This afternoon, J and I walked to our local pizza and sandwich shop for lunch instead of going to the Boston Symphony Orchestra concert we had tickets for, the concert being cancelled due to this weekend’s impending blizzard. At lunchtime, the snow had just started to fall, and many businesses had signs in their windows announcing they were closing early. Our local Dunkin’ Donuts was closed, for instance, but the liquor store next to it was open, ready to capitalize on the handful of people stocking up on last minute “essentials.” On the streets, only a few cars and dedicated joggers were out, enjoying one last trip around the block before hunkering down for the storm.
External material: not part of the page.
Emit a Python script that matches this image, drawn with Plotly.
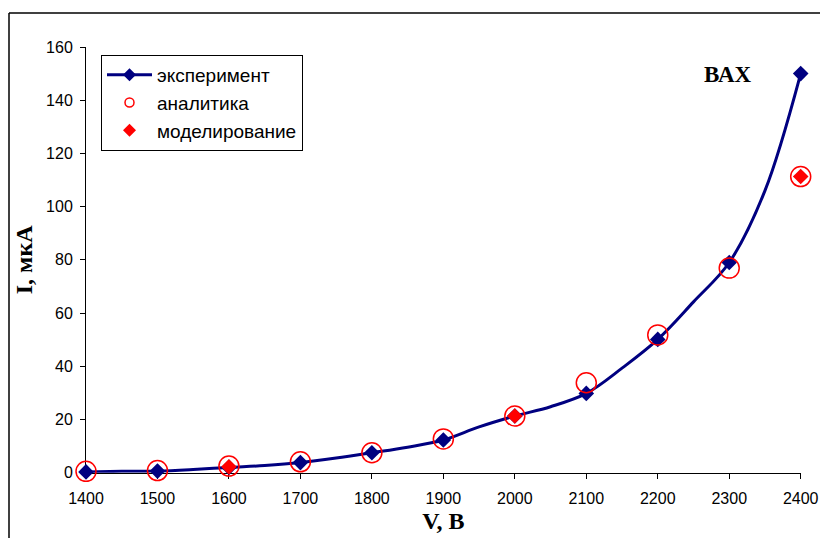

On our way home, J and I encountered a frantic dog-walker who was looking for a friend’s beagle. She’d agreed to walk “Monkey” along with her own dog, but he’d slipped from her grasp and was running around the neighborhood with his leash still hooked to his harness. Following a set of dog-tracks, we cornered Monkey between our and our neighbors’ backyards, and with all three of us closing in, J was finally able to tackle the skittish fellow. That was our good deed for the day, and we haven’t been outside since.
J and I are getting good at preparing for storms, having had repeated practice over the past few years. Between Irene, Sandy, and now Nemo, we’ve perfected a routine where we check our pantry for provisions, charge our devices, and locate and test our flashlights and battery-powered radio. I’ve learned from experience to post an announcement in each of my online classes explaining that if I should suddenly stop answering email, that means I’ve lost power, Internet connectivity, or both. After having spent the day trying to catch up with online teaching tasks, I’m ready to power down for the night, watching TV coverage of the storm as long as the power holds and listening to the winds howl outside. Tomorrow morning, we’ll see how badly the blizzard has buried us, and we’ll start digging out. Right now, though, we hunker down and wait.